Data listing
---+---

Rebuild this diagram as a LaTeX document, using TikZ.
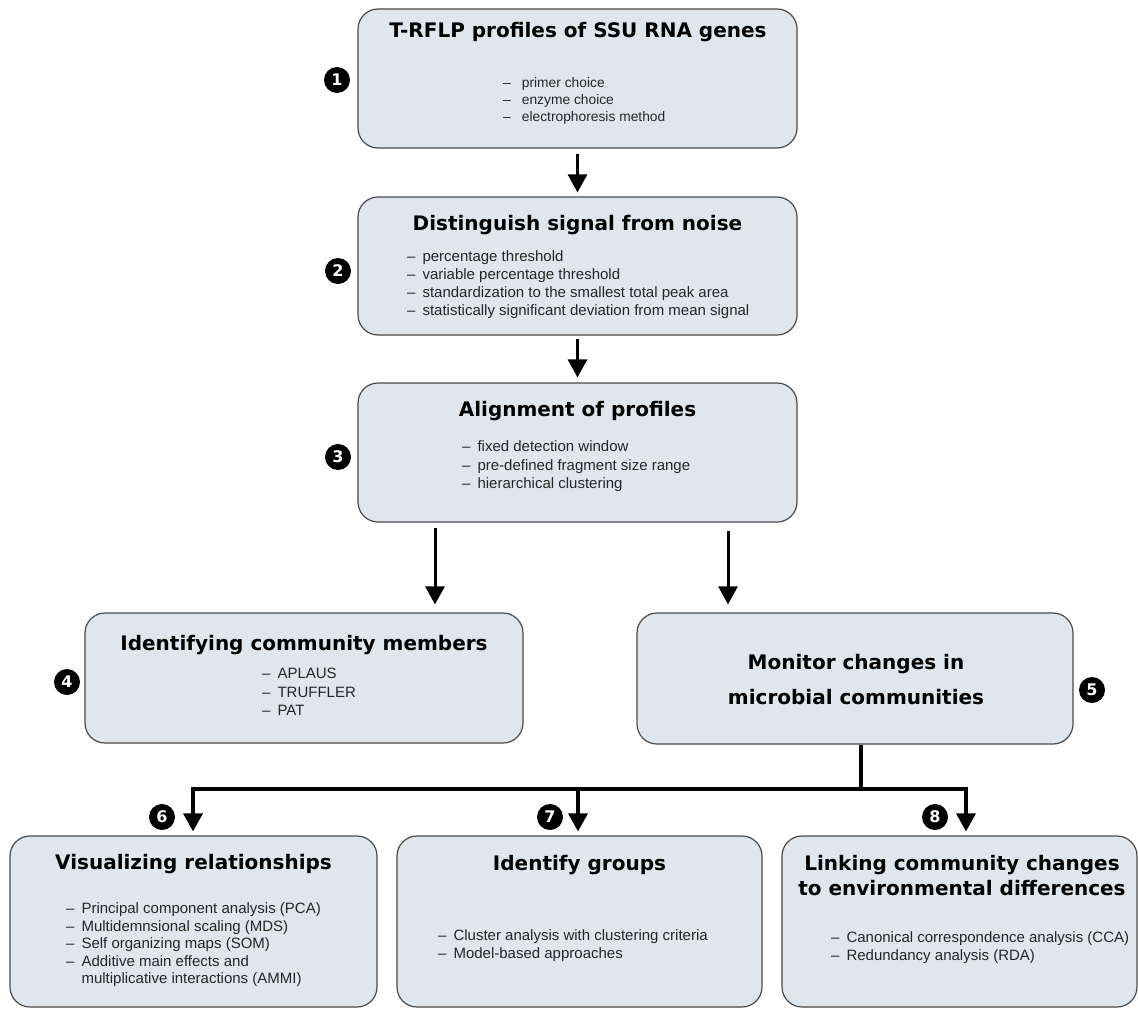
\documentclass[tikz,border=0pt]{standalone}
\usepackage{fontspec}
\setmainfont{Liberation Sans}
\newfontfamily\titlefont{DejaVu Sans}
\usetikzlibrary{arrows.meta,calc}
\definecolor{boxfill}{HTML}{DFE6EE}
\definecolor{boxline}{HTML}{4A4A4A}
\newcommand\li[1]{–\hspace{7pt}#1}
\newcommand\lc[1]{\hphantom{–\hspace{7pt}}#1}
\tikzset{
  box/.style={draw=boxline, line width=1.2pt, fill=boxfill, rounded corners=20pt, inner sep=0pt},
  ttl/.style={font=\titlefont\bfseries\fontsize{20}{24}\selectfont, anchor=base, inner sep=0pt},
  itm/.style={font=\fontsize{15}{18}\selectfont, anchor=base west, inner sep=0pt, text=black!85},
  itms/.style={itm, font=\fontsize{13.8}{17}\selectfont},
  num/.style={circle, fill=black, minimum size=26pt, inner sep=0pt, text=white, font=\titlefont\bfseries\fontsize{16}{16}\selectfont},
  arr/.style={line width=3pt, -{Triangle[width=19pt,length=18pt]}},
  conn/.style={line width=3.5pt},
}
\begin{document}
\begin{tikzpicture}[x=1pt,y=-1pt]
\useasboundingbox[fill=white] (0,0) rectangle (1138,1009);

% boxes
\node[box, minimum width=439pt, minimum height=139pt] (B1) at (577.5,78.5) {};
\node[box, minimum width=439pt, minimum height=138pt] (B2) at (577.5,266) {};
\node[box, minimum width=439pt, minimum height=139pt] (B3) at (577.5,452.5) {};
\node[box, minimum width=438pt, minimum height=130pt] (B4) at (304,678) {};
\node[box, minimum width=436pt, minimum height=131pt] (B5) at (855,678.5) {};
\node[box, minimum width=367pt, minimum height=171pt] (B6) at (193.5,921.5) {};
\node[box, minimum width=365pt, minimum height=171pt] (B7) at (579.5,921.5) {};
\node[box, minimum width=355pt, minimum height=171pt] (B8) at (959.5,921.5) {};

% numbers
\node[num] (n1) at (337,80) {1};
\node[num] (n2) at (338,271) {2};
\node[num] (n3) at (338,457) {3};
\node[num] (n4) at (67,682) {4};
\node[num] (n5) at (1092,690) {5};
\node[num] (n6) at (162,817) {6};
\node[num] (n7) at (550,817) {7};
\node[num] (n8) at (935,817) {8};

% box 1
\node[ttl] (t1) at (578,37) {T-RFLP profiles of SSU RNA genes};
\node[itms] (i11) at (503,87) {–\hspace{11pt}primer choice};
\node[itms] (i12) at (503,104) {–\hspace{11pt}enzyme choice};
\node[itms] (i13) at (503,121) {–\hspace{11pt}electrophoresis method};

% box 2
\node[ttl] (t2) at (577.5,230) {Distinguish signal from noise};
\node[itm] (i21) at (407,261) {\li{percentage threshold}};
\node[itm] (i22) at (407,279) {\li{variable percentage threshold}};
\node[itm] (i23) at (407,297) {\li{standardization to the smallest total peak area}};
\node[itm] (i24) at (407,315) {\li{statistically significant deviation from mean signal}};

% box 3
\node[ttl] (t3) at (577.5,416) {Alignment of profiles};
\node[itm] (i31) at (462,451) {\li{fixed detection window}};
\node[itm] (i32) at (462,470) {\li{pre-defined fragment size range}};
\node[itm] (i33) at (462,488) {\li{hierarchical clustering}};

% box 4
\node[ttl] (t4) at (304,650) {Identifying community members};
\node[itm] (i41) at (262,678) {\li{APLAUS}};
\node[itm] (i42) at (262,697) {\li{TRUFFLER}};
\node[itm] (i43) at (262,715) {\li{PAT}};

% box 5
\node[ttl] (t5a) at (856,669) {Monitor changes in};
\node[ttl] (t5b) at (856,704) {microbial communities};

% box 6
\node[ttl] (t6) at (193.5,869) {Visualizing relationships};
\node[itm] (i61) at (66,913) {\li{Principal component analysis (PCA)}};
\node[itm] (i62) at (66,931) {\li{Multidemnsional scaling (MDS)}};
\node[itm] (i63) at (66,948) {\li{Self organizing maps (SOM)}};
\node[itm] (i64) at (66,966) {\li{Additive main effects and}};
\node[itm] (i65) at (66,983) {\lc{multiplicative interactions (AMMI)}};

% box 7
\node[ttl] (t7) at (579.5,870) {Identify groups};
\node[itm] (i71) at (438,940) {\li{Cluster analysis with clustering criteria}};
\node[itm] (i72) at (438,958) {\li{Model-based approaches}};

% box 8
\node[ttl] (t8a) at (962,870) {Linking community changes};
\node[ttl] (t8b) at (962,895) {to environmental differences};
\node[itm] (i81) at (831,942) {\li{Canonical correspondence analysis (CCA)}};
\node[itm] (i82) at (831,960) {\li{Redundancy analysis (RDA)}};

% connectors
\draw[arr, shorten <=5pt, shorten >=4pt] (B1) -- (B2);
\draw[arr, shorten <=3pt, shorten >=5pt] (B2) -- (B3);
\coordinate (xL) at (435,0);
\coordinate (xR) at (728,0);
\draw[arr, shorten <=5pt, shorten >=8pt] (B3.south -| xL) -- (B4.north -| xL);
\draw[arr, shorten <=8pt, shorten >=8pt] (B3.south -| xR) -- (B5.north -| xR);

\coordinate (J) at (861,789);
\coordinate (L6) at (193,789);
\coordinate (L7) at (578,789);
\coordinate (L8) at (966,789);
\draw[conn] (B5.south -| J) -- (J);
\draw[arr, line width=3.5pt, shorten >=4pt] (J) -| (B6.north -| L6);
\draw[arr, line width=3.5pt, shorten >=4pt] (J) -| (B8.north -| L8);
\draw[arr, line width=3.5pt, shorten >=4pt] (L7) -- (B7.north -| L7);
\end{tikzpicture}
\end{document}
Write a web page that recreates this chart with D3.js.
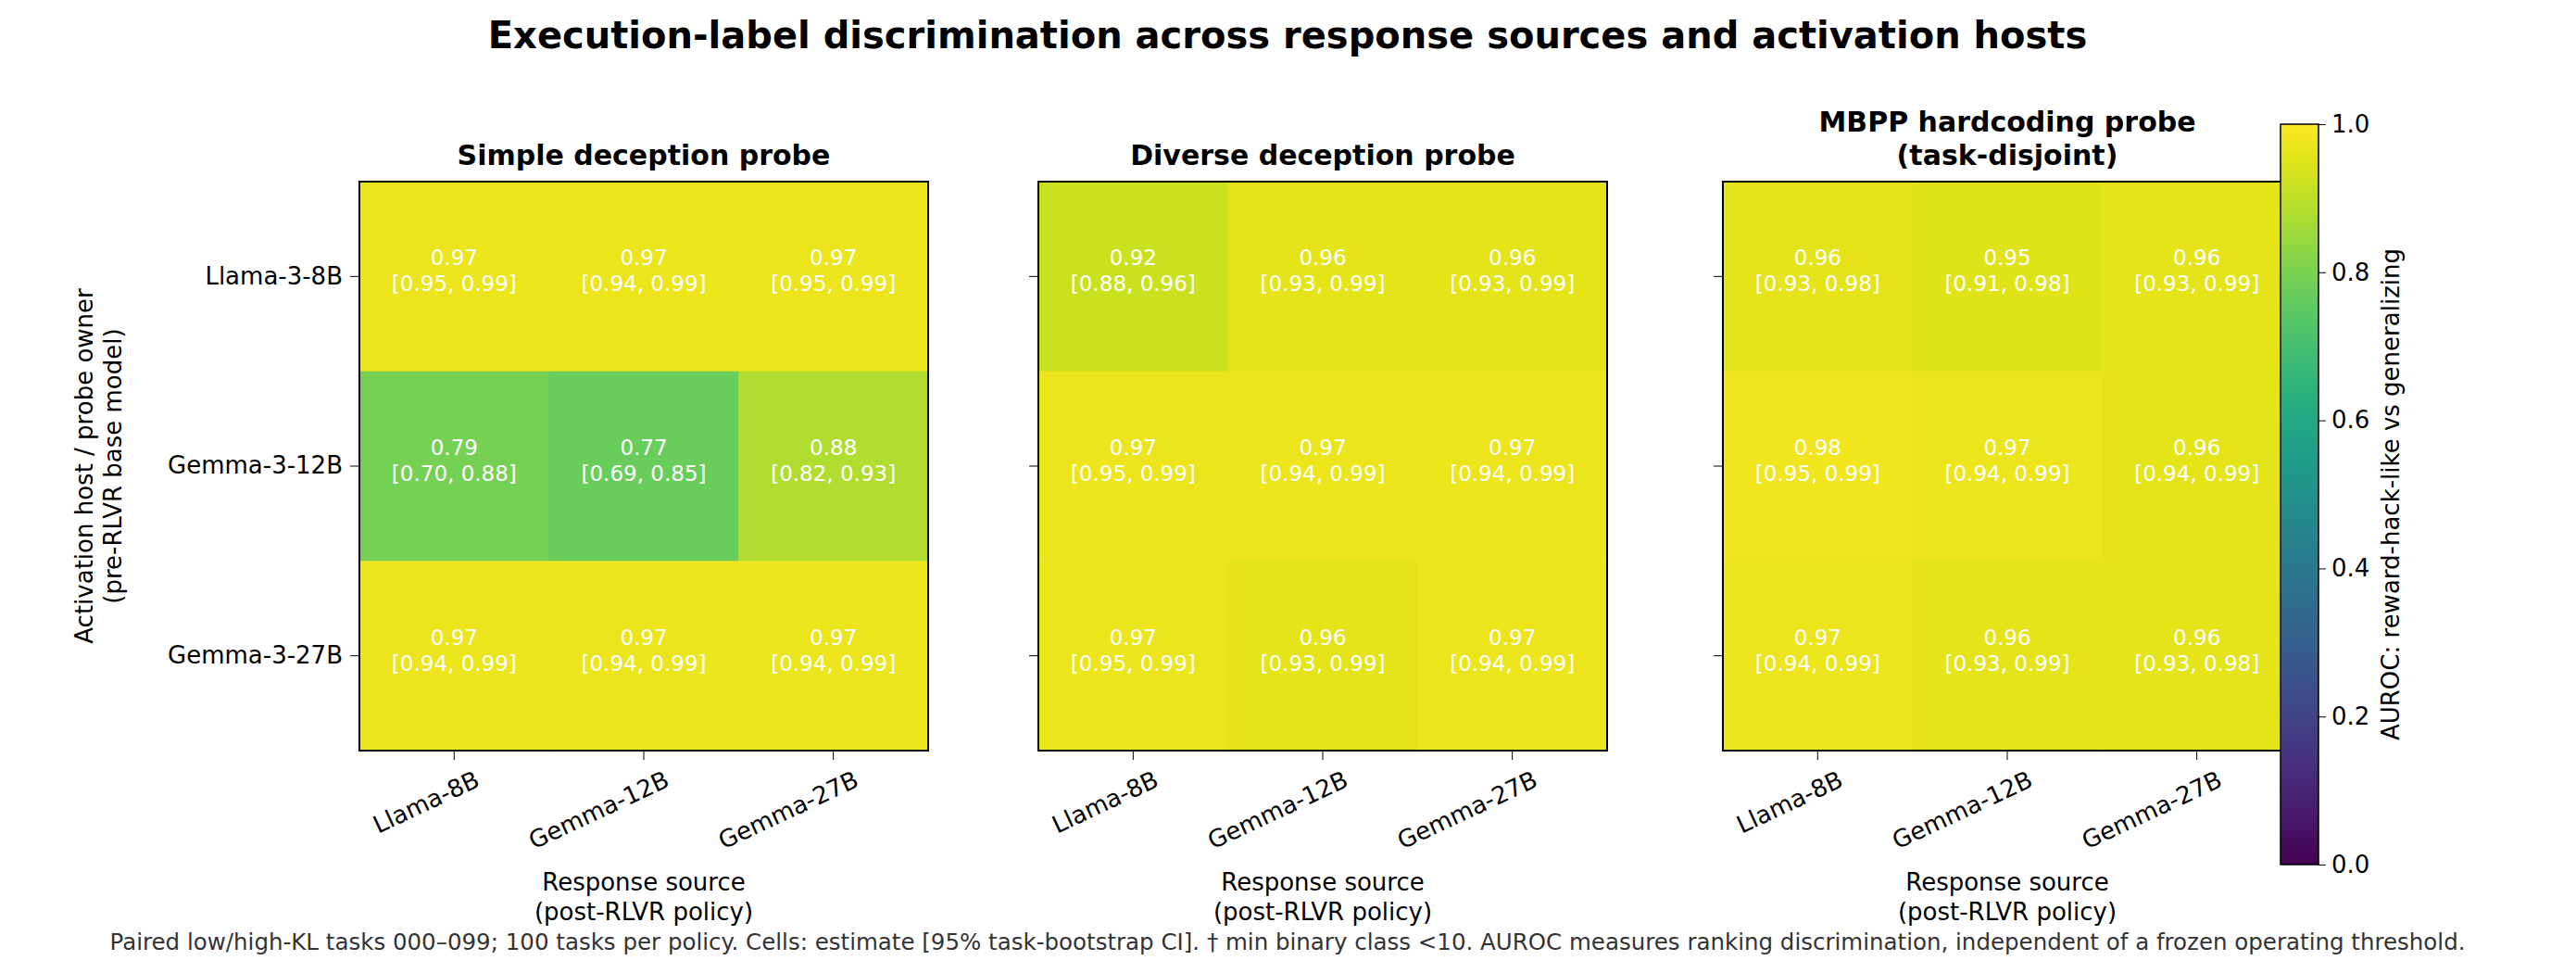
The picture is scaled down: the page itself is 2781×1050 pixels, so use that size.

---+---

• **Stated task**: Without the pictures, reproduce every line of the records above exactly.

• **Worked answer**:
Rebuild this diagram as a LaTeX document, using TikZ.
\documentclass[tikz,border=0pt]{standalone}
\usepackage{fontspec}
\setmainfont{Liberation Sans}
\newfontfamily\titlefont{DejaVu Sans}
\usetikzlibrary{arrows.meta,calc}
\definecolor{boxfill}{HTML}{DFE6EE}
\definecolor{boxline}{HTML}{4A4A4A}
\newcommand\li[1]{–\hspace{7pt}#1}
\newcommand\lc[1]{\hphantom{–\hspace{7pt}}#1}
\tikzset{
  box/.style={draw=boxline, line width=1.2pt, fill=boxfill, rounded corners=20pt, inner sep=0pt},
  ttl/.style={font=\titlefont\bfseries\fontsize{20}{24}\selectfont, anchor=base, inner sep=0pt},
  itm/.style={font=\fontsize{15}{18}\selectfont, anchor=base west, inner sep=0pt, text=black!85},
  itms/.style={itm, font=\fontsize{13.8}{17}\selectfont},
  num/.style={circle, fill=black, minimum size=26pt, inner sep=0pt, text=white, font=\titlefont\bfseries\fontsize{16}{16}\selectfont},
  arr/.style={line width=3pt, -{Triangle[width=19pt,length=18pt]}},
  conn/.style={line width=3.5pt},
}
\begin{document}
\begin{tikzpicture}[x=1pt,y=-1pt]
\useasboundingbox[fill=white] (0,0) rectangle (1138,1009);

% boxes
\node[box, minimum width=439pt, minimum height=139pt] (B1) at (577.5,78.5) {};
\node[box, minimum width=439pt, minimum height=138pt] (B2) at (577.5,266) {};
\node[box, minimum width=439pt, minimum height=139pt] (B3) at (577.5,452.5) {};
\node[box, minimum width=438pt, minimum height=130pt] (B4) at (304,678) {};
\node[box, minimum width=436pt, minimum height=131pt] (B5) at (855,678.5) {};
\node[box, minimum width=367pt, minimum height=171pt] (B6) at (193.5,921.5) {};
\node[box, minimum width=365pt, minimum height=171pt] (B7) at (579.5,921.5) {};
\node[box, minimum width=355pt, minimum height=171pt] (B8) at (959.5,921.5) {};

% numbers
\node[num] (n1) at (337,80) {1};
\node[num] (n2) at (338,271) {2};
\node[num] (n3) at (338,457) {3};
\node[num] (n4) at (67,682) {4};
\node[num] (n5) at (1092,690) {5};
\node[num] (n6) at (162,817) {6};
\node[num] (n7) at (550,817) {7};
\node[num] (n8) at (935,817) {8};

% box 1
\node[ttl] (t1) at (578,37) {T-RFLP profiles of SSU RNA genes};
\node[itms] (i11) at (503,87) {–\hspace{11pt}primer choice};
\node[itms] (i12) at (503,104) {–\hspace{11pt}enzyme choice};
\node[itms] (i13) at (503,121) {–\hspace{11pt}electrophoresis method};

% box 2
\node[ttl] (t2) at (577.5,230) {Distinguish signal from noise};
\node[itm] (i21) at (407,261) {\li{percentage threshold}};
\node[itm] (i22) at (407,279) {\li{variable percentage threshold}};
\node[itm] (i23) at (407,297) {\li{standardization to the smallest total peak area}};
\node[itm] (i24) at (407,315) {\li{statistically significant deviation from mean signal}};

% box 3
\node[ttl] (t3) at (577.5,416) {Alignment of profiles};
\node[itm] (i31) at (462,451) {\li{fixed detection window}};
\node[itm] (i32) at (462,470) {\li{pre-defined fragment size range}};
\node[itm] (i33) at (462,488) {\li{hierarchical clustering}};

% box 4
\node[ttl] (t4) at (304,650) {Identifying community members};
\node[itm] (i41) at (262,678) {\li{APLAUS}};
\node[itm] (i42) at (262,697) {\li{TRUFFLER}};
\node[itm] (i43) at (262,715) {\li{PAT}};

% box 5
\node[ttl] (t5a) at (856,669) {Monitor changes in};
\node[ttl] (t5b) at (856,704) {microbial communities};

% box 6
\node[ttl] (t6) at (193.5,869) {Visualizing relationships};
\node[itm] (i61) at (66,913) {\li{Principal component analysis (PCA)}};
\node[itm] (i62) at (66,931) {\li{Multidemnsional scaling (MDS)}};
\node[itm] (i63) at (66,948) {\li{Self organizing maps (SOM)}};
\node[itm] (i64) at (66,966) {\li{Additive main effects and}};
\node[itm] (i65) at (66,983) {\lc{multiplicative interactions (AMMI)}};

% box 7
\node[ttl] (t7) at (579.5,870) {Identify groups};
\node[itm] (i71) at (438,940) {\li{Cluster analysis with clustering criteria}};
\node[itm] (i72) at (438,958) {\li{Model-based approaches}};

% box 8
\node[ttl] (t8a) at (962,870) {Linking community changes};
\node[ttl] (t8b) at (962,895) {to environmental differences};
\node[itm] (i81) at (831,942) {\li{Canonical correspondence analysis (CCA)}};
\node[itm] (i82) at (831,960) {\li{Redundancy analysis (RDA)}};

% connectors
\draw[arr, shorten <=5pt, shorten >=4pt] (B1) -- (B2);
\draw[arr, shorten <=3pt, shorten >=5pt] (B2) -- (B3);
\coordinate (xL) at (435,0);
\coordinate (xR) at (728,0);
\draw[arr, shorten <=5pt, shorten >=8pt] (B3.south -| xL) -- (B4.north -| xL);
\draw[arr, shorten <=8pt, shorten >=8pt] (B3.south -| xR) -- (B5.north -| xR);

\coordinate (J) at (861,789);
\coordinate (L6) at (193,789);
\coordinate (L7) at (578,789);
\coordinate (L8) at (966,789);
\draw[conn] (B5.south -| J) -- (J);
\draw[arr, line width=3.5pt, shorten >=4pt] (J) -| (B6.north -| L6);
\draw[arr, line width=3.5pt, shorten >=4pt] (J) -| (B8.north -| L8);
\draw[arr, line width=3.5pt, shorten >=4pt] (L7) -- (B7.north -| L7);
\end{tikzpicture}
\end{document}
Write a web page that recreates this chart with D3.js.
The picture is scaled down: the page itself is 2781×1050 pixels, so use that size.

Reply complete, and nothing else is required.